## Exercise details:
Copy out all the lines exactly. Omit pictures.
━━━━━━━━━━━━━━━━━━━━━━━━━━━━━━
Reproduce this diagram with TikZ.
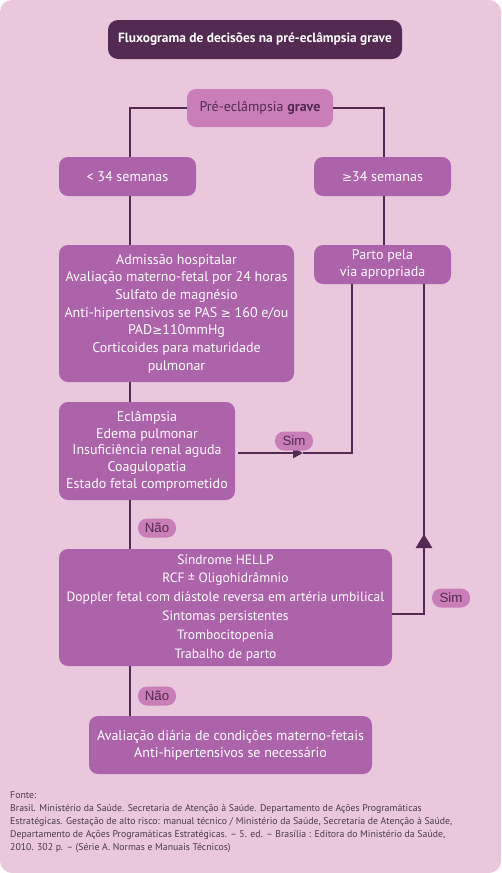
\documentclass[tikz,border=0pt]{standalone}
\usepackage{fontspec}
\setmainfont{PT Sans}
\newfontfamily\simbolo{DejaVu Sans}
\newfontfamily\rotulo{Liberation Sans}
\usetikzlibrary{arrows.meta, positioning, calc}
\definecolor{fundo}{HTML}{E9C8DE}
\definecolor{caixa}{HTML}{AD63A9}
\definecolor{clara}{HTML}{C97EB7}
\definecolor{escura}{HTML}{532A51}
\definecolor{cinza}{HTML}{4A3B48}
\newcommand{\maiorig}{{\simbolo\fontsize{12}{12}\selectfont ≥}}

\begin{document}
\begin{tikzpicture}[x=1pt, y=-1pt, >=latex,
    caixa/.style={fill=caixa, text=white, rounded corners=9pt, align=center, inner sep=0pt, font=\fontsize{14}{16.7}\selectfont},
    titulo/.style={fill=escura, text=white, rounded corners=10pt, inner sep=0pt, font=\fontsize{13.4}{14}\selectfont\bfseries},
    topo/.style={fill=clara, text=escura, rounded corners=9pt, inner sep=0pt, font=\fontsize{14}{16.7}\selectfont},
    pilula/.style={fill=clara, text=escura, rounded corners=9pt, minimum width=38, minimum height=19, inner sep=0pt, font=\rotulo\fontsize{13.3}{13}\selectfont},
    linha/.style={draw=escura, line width=2.7pt}]
    \fill[fundo, rounded corners=12pt] (0,0) rectangle (501,873);

    \coordinate (esq) at (130,0);
    \coordinate (dir) at (384,0);
    \coordinate (meio) at (352,0);
    \coordinate (volta) at (424,0);
    \coordinate (eclx) at (238,453);
    \coordinate (pontaA) at (303,453);
    \coordinate (simy) at (0,614);
    \coordinate (pontaB) at (424,533);

    \node[titulo, minimum width=294, minimum height=39] (tit) at (255,39.5) {Fluxograma de decisões na pré-eclâmpsia grave};
    \node[topo, minimum width=146, minimum height=38] (pre) at (260,108) {Pré-eclâmpsia \textbf{grave}};
    \node[caixa, minimum width=137, minimum height=39] (menor) at (127.5,176.5) {< 34 semanas};
    \node[caixa, minimum width=137, minimum height=39] (maior) at (382.5,176.5) {\maiorig34 semanas};
    \node[caixa, minimum width=235, minimum height=137, font=\fontsize{14}{17.7}\selectfont] (adm) at (176.5,313.5)
        {Admissão hospitalar\\Avaliação materno-fetal por 24 horas\\Sulfato de magnésio\\Anti-hipertensivos se PAS \maiorig{} 160 e/ou\\PAD\maiorig110mmHg\\Corticoides para maturidade\\pulmonar};
    \node[caixa, minimum width=137, minimum height=39] (parto) at (382.5,264.5) {Parto pela\\via apropriada};
    \node[caixa, minimum width=176, minimum height=98] (ecl) at (147,451)
        {Eclâmpsia\\Edema pulmonar\\Insuficiência renal aguda\\Coagulopatia\\Estado fetal comprometido};
    \node[caixa, minimum width=333, minimum height=117, font=\fontsize{13.5}{18.8}\selectfont] (hellp) at (225.5,607.5)
        {Síndrome HELLP\\RCF ± Oligohidrâmnio\\Doppler fetal com diástole reversa em artéria umbilical\\Sintomas persistentes\\Trombocitopenia\\Trabalho de parto};
    \node[caixa, minimum width=283, minimum height=58] (aval) at (230.5,745)
        {Avaliação diária de condições materno-fetais\\Anti-hipertensivos se necessário};

    \draw[linha] (pre.west) -| (menor.north -| esq);
    \draw[linha] (pre.east) -| (maior.north -| dir);
    \draw[linha] (menor.south -| esq) -- (adm.north -| esq);
    \draw[linha] (maior.south -| dir) -- (parto.north -| dir);
    \draw[linha] (adm.south -| esq) -- (ecl.north -| esq);
    \draw[linha, -{Triangle[length=10pt,width=10pt]}] (eclx) -- (pontaA);
    \draw[linha] (pontaA) -| (parto.south -| meio);
    \draw[linha] (ecl.south -| esq) -- (hellp.north -| esq);
    \draw[linha] (hellp.east |- simy) -| (volta |- simy) -- (pontaB);
    \draw[linha, -{Triangle[length=14pt,width=16pt]}] (volta |- simy) -- ([yshift=-1pt]pontaB);
    \draw[linha] (pontaB) -- (parto.south -| volta);
    \draw[linha] (hellp.south -| esq) -- (aval.north -| esq);

    \node[pilula] (sim1) at (294,441) {Sim};
    \node[pilula] (nao1) at (157,528) {Não};
    \node[pilula] (sim2) at (451,598) {Sim};
    \node[pilula] (nao2) at (157,696) {Não};

    \node[anchor=north west, align=left, text=cinza, inner sep=0pt, font=\fontsize{9.8}{13}\selectfont] (fonte) at (10,791)
        {Fonte:\\Brasil. Ministério da Saúde. Secretaria de Atenção à Saúde. Departamento de Ações Programáticas\\Estratégicas. Gestação de alto risco: manual técnico / Ministério da Saúde, Secretaria de Atenção à Saúde,\\Departamento de Ações Programáticas Estratégicas. – 5. ed. – Brasília : Editora do Ministério da Saúde,\\2010. 302 p. – (Série A. Normas e Manuais Técnicos)};
\end{tikzpicture}
\end{document}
━━━━━━━━━━━━━━━━━━━━━━━━━━━━━━
## Response:
Reproduce this diagram with TikZ.
\documentclass[tikz,border=0pt]{standalone}
\usepackage{fontspec}
\setmainfont{PT Sans}
\newfontfamily\simbolo{DejaVu Sans}
\newfontfamily\rotulo{Liberation Sans}
\usetikzlibrary{arrows.meta, positioning, calc}
\definecolor{fundo}{HTML}{E9C8DE}
\definecolor{caixa}{HTML}{AD63A9}
\definecolor{clara}{HTML}{C97EB7}
\definecolor{escura}{HTML}{532A51}
\definecolor{cinza}{HTML}{4A3B48}
\newcommand{\maiorig}{{\simbolo\fontsize{12}{12}\selectfont ≥}}

\begin{document}
\begin{tikzpicture}[x=1pt, y=-1pt, >=latex,
    caixa/.style={fill=caixa, text=white, rounded corners=9pt, align=center, inner sep=0pt, font=\fontsize{14}{16.7}\selectfont},
    titulo/.style={fill=escura, text=white, rounded corners=10pt, inner sep=0pt, font=\fontsize{13.4}{14}\selectfont\bfseries},
    topo/.style={fill=clara, text=escura, rounded corners=9pt, inner sep=0pt, font=\fontsize{14}{16.7}\selectfont},
    pilula/.style={fill=clara, text=escura, rounded corners=9pt, minimum width=38, minimum height=19, inner sep=0pt, font=\rotulo\fontsize{13.3}{13}\selectfont},
    linha/.style={draw=escura, line width=2.7pt}]
    \fill[fundo, rounded corners=12pt] (0,0) rectangle (501,873);

    \coordinate (esq) at (130,0);
    \coordinate (dir) at (384,0);
    \coordinate (meio) at (352,0);
    \coordinate (volta) at (424,0);
    \coordinate (eclx) at (238,453);
    \coordinate (pontaA) at (303,453);
    \coordinate (simy) at (0,614);
    \coordinate (pontaB) at (424,533);

    \node[titulo, minimum width=294, minimum height=39] (tit) at (255,39.5) {Fluxograma de decisões na pré-eclâmpsia grave};
    \node[topo, minimum width=146, minimum height=38] (pre) at (260,108) {Pré-eclâmpsia \textbf{grave}};
    \node[caixa, minimum width=137, minimum height=39] (menor) at (127.5,176.5) {< 34 semanas};
    \node[caixa, minimum width=137, minimum height=39] (maior) at (382.5,176.5) {\maiorig34 semanas};
    \node[caixa, minimum width=235, minimum height=137, font=\fontsize{14}{17.7}\selectfont] (adm) at (176.5,313.5)
        {Admissão hospitalar\\Avaliação materno-fetal por 24 horas\\Sulfato de magnésio\\Anti-hipertensivos se PAS \maiorig{} 160 e/ou\\PAD\maiorig110mmHg\\Corticoides para maturidade\\pulmonar};
    \node[caixa, minimum width=137, minimum height=39] (parto) at (382.5,264.5) {Parto pela\\via apropriada};
    \node[caixa, minimum width=176, minimum height=98] (ecl) at (147,451)
        {Eclâmpsia\\Edema pulmonar\\Insuficiência renal aguda\\Coagulopatia\\Estado fetal comprometido};
    \node[caixa, minimum width=333, minimum height=117, font=\fontsize{13.5}{18.8}\selectfont] (hellp) at (225.5,607.5)
        {Síndrome HELLP\\RCF ± Oligohidrâmnio\\Doppler fetal com diástole reversa em artéria umbilical\\Sintomas persistentes\\Trombocitopenia\\Trabalho de parto};
    \node[caixa, minimum width=283, minimum height=58] (aval) at (230.5,745)
        {Avaliação diária de condições materno-fetais\\Anti-hipertensivos se necessário};

    \draw[linha] (pre.west) -| (menor.north -| esq);
    \draw[linha] (pre.east) -| (maior.north -| dir);
    \draw[linha] (menor.south -| esq) -- (adm.north -| esq);
    \draw[linha] (maior.south -| dir) -- (parto.north -| dir);
    \draw[linha] (adm.south -| esq) -- (ecl.north -| esq);
    \draw[linha, -{Triangle[length=10pt,width=10pt]}] (eclx) -- (pontaA);
    \draw[linha] (pontaA) -| (parto.south -| meio);
    \draw[linha] (ecl.south -| esq) -- (hellp.north -| esq);
    \draw[linha] (hellp.east |- simy) -| (volta |- simy) -- (pontaB);
    \draw[linha, -{Triangle[length=14pt,width=16pt]}] (volta |- simy) -- ([yshift=-1pt]pontaB);
    \draw[linha] (pontaB) -- (parto.south -| volta);
    \draw[linha] (hellp.south -| esq) -- (aval.north -| esq);

    \node[pilula] (sim1) at (294,441) {Sim};
    \node[pilula] (nao1) at (157,528) {Não};
    \node[pilula] (sim2) at (451,598) {Sim};
    \node[pilula] (nao2) at (157,696) {Não};

    \node[anchor=north west, align=left, text=cinza, inner sep=0pt, font=\fontsize{9.8}{13}\selectfont] (fonte) at (10,791)
        {Fonte:\\Brasil. Ministério da Saúde. Secretaria de Atenção à Saúde. Departamento de Ações Programáticas\\Estratégicas. Gestação de alto risco: manual técnico / Ministério da Saúde, Secretaria de Atenção à Saúde,\\Departamento de Ações Programáticas Estratégicas. – 5. ed. – Brasília : Editora do Ministério da Saúde,\\2010. 302 p. – (Série A. Normas e Manuais Técnicos)};
\end{tikzpicture}
\end{document}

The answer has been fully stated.